TASK PROMPT – Restate each line word for word. Leave out every picture.

● ● ● ● ●

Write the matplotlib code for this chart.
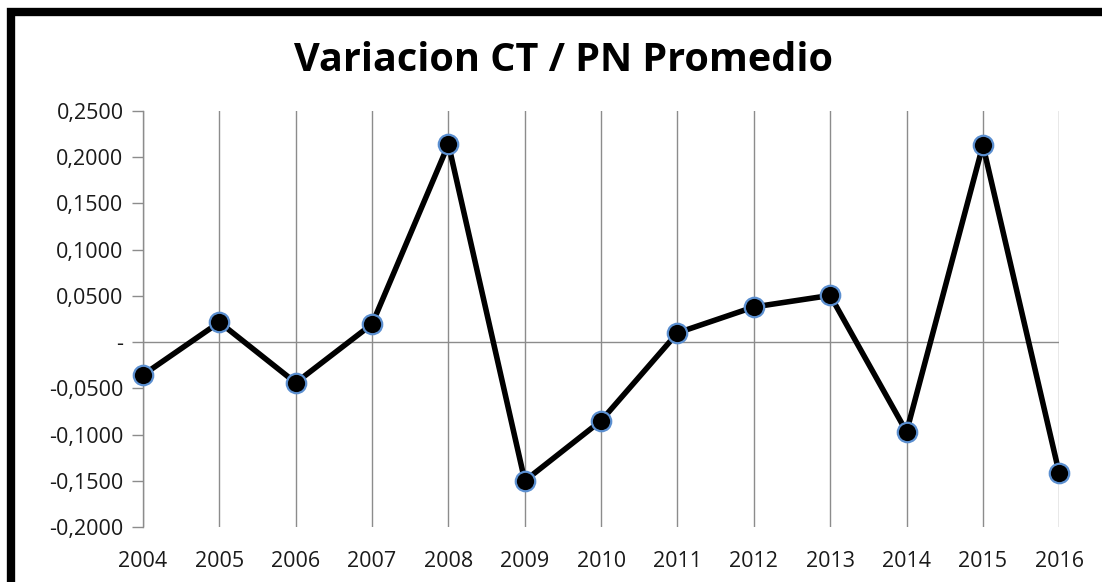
import numpy as np
import matplotlib.pyplot as plt
from matplotlib.patches import Rectangle

# valores
years = [2004, 2005, 2006, 2007, 2008, 2009, 2010, 2011, 2012, 2013, 2014, 2015, 2016]
variacion = [-0.0355, 0.0215, -0.044, 0.0195, 0.214, -0.150, -0.085, 0.010, 0.038, 0.0505, -0.097, 0.213, -0.142]
yticks = [-0.20, -0.15, -0.10, -0.05, 0.0, 0.05, 0.10, 0.15, 0.20, 0.25]

plt.rcParams['font.family'] = ['Open Sans', 'DejaVu Sans']

fig = plt.figure(figsize=(11.02, 5.82), dpi=100)
ax = fig.add_axes([0.1298, 0.0945, 0.8314, 0.7148])

# marco negro grueso (se sale por derecha y abajo)
fig.patches.append(Rectangle((11 / 1102, -0.2), 1.2, 1.2 - 11.5 / 582,
                             transform=fig.transFigure, fill=False,
                             edgecolor='black', linewidth=6, zorder=0))

gris = '#8c8c8c'
for yr in years:
    ax.axvline(yr, color=gris, linewidth=1, zorder=1)
ax.axhline(0, color=gris, linewidth=1, zorder=1)

ax.plot(years, variacion, color='black', linewidth=4, zorder=3, clip_on=False,
        marker='o', markersize=14, markerfacecolor='black',
        markeredgecolor='#5b8fd0', markeredgewidth=1.6)

ax.set_xlim(years[0], years[-1])
ax.set_ylim(-0.2, 0.25)
ax.set_xticks(years)
ax.set_xticklabels([str(y) for y in years], fontsize=15.5)
ax.set_yticks(yticks)


def fmt(v):
    if abs(v) < 1e-9:
        return '-'
    return f"{v:.4f}".replace('.', ',')


ax.set_yticklabels([fmt(v) for v in yticks], fontsize=15.5)

for s in ['top', 'right', 'bottom']:
    ax.spines[s].set_visible(False)
ax.spines['left'].set_color(gris)
ax.spines['left'].set_linewidth(1)
ax.spines['left'].set_zorder(1)
ax.tick_params(axis='y', direction='out', length=8, color=gris, width=1, pad=6, labelcolor='#1a1a1a')
ax.tick_params(axis='x', length=0, pad=17, labelcolor='#1a1a1a')

fig.text(0.511, 0.896, 'Variacion CT / PN Promedio', ha='center', va='center',
         fontsize=28.5, fontweight='bold', color='black')

fig.savefig('out.png', dpi=100, facecolor='white')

● ● ● ● ●

CORRECT ANSWER –
Write the matplotlib code for this chart.
import numpy as np
import matplotlib.pyplot as plt
from matplotlib.patches import Rectangle

# valores
years = [2004, 2005, 2006, 2007, 2008, 2009, 2010, 2011, 2012, 2013, 2014, 2015, 2016]
variacion = [-0.0355, 0.0215, -0.044, 0.0195, 0.214, -0.150, -0.085, 0.010, 0.038, 0.0505, -0.097, 0.213, -0.142]
yticks = [-0.20, -0.15, -0.10, -0.05, 0.0, 0.05, 0.10, 0.15, 0.20, 0.25]

plt.rcParams['font.family'] = ['Open Sans', 'DejaVu Sans']

fig = plt.figure(figsize=(11.02, 5.82), dpi=100)
ax = fig.add_axes([0.1298, 0.0945, 0.8314, 0.7148])

# marco negro grueso (se sale por derecha y abajo)
fig.patches.append(Rectangle((11 / 1102, -0.2), 1.2, 1.2 - 11.5 / 582,
                             transform=fig.transFigure, fill=False,
                             edgecolor='black', linewidth=6, zorder=0))

gris = '#8c8c8c'
for yr in years:
    ax.axvline(yr, color=gris, linewidth=1, zorder=1)
ax.axhline(0, color=gris, linewidth=1, zorder=1)

ax.plot(years, variacion, color='black', linewidth=4, zorder=3, clip_on=False,
        marker='o', markersize=14, markerfacecolor='black',
        markeredgecolor='#5b8fd0', markeredgewidth=1.6)

ax.set_xlim(years[0], years[-1])
ax.set_ylim(-0.2, 0.25)
ax.set_xticks(years)
ax.set_xticklabels([str(y) for y in years], fontsize=15.5)
ax.set_yticks(yticks)


def fmt(v):
    if abs(v) < 1e-9:
        return '-'
    return f"{v:.4f}".replace('.', ',')


ax.set_yticklabels([fmt(v) for v in yticks], fontsize=15.5)

for s in ['top', 'right', 'bottom']:
    ax.spines[s].set_visible(False)
ax.spines['left'].set_color(gris)
ax.spines['left'].set_linewidth(1)
ax.spines['left'].set_zorder(1)
ax.tick_params(axis='y', direction='out', length=8, color=gris, width=1, pad=6, labelcolor='#1a1a1a')
ax.tick_params(axis='x', length=0, pad=17, labelcolor='#1a1a1a')

fig.text(0.511, 0.896, 'Variacion CT / PN Promedio', ha='center', va='center',
         fontsize=28.5, fontweight='bold', color='black')

fig.savefig('out.png', dpi=100, facecolor='white')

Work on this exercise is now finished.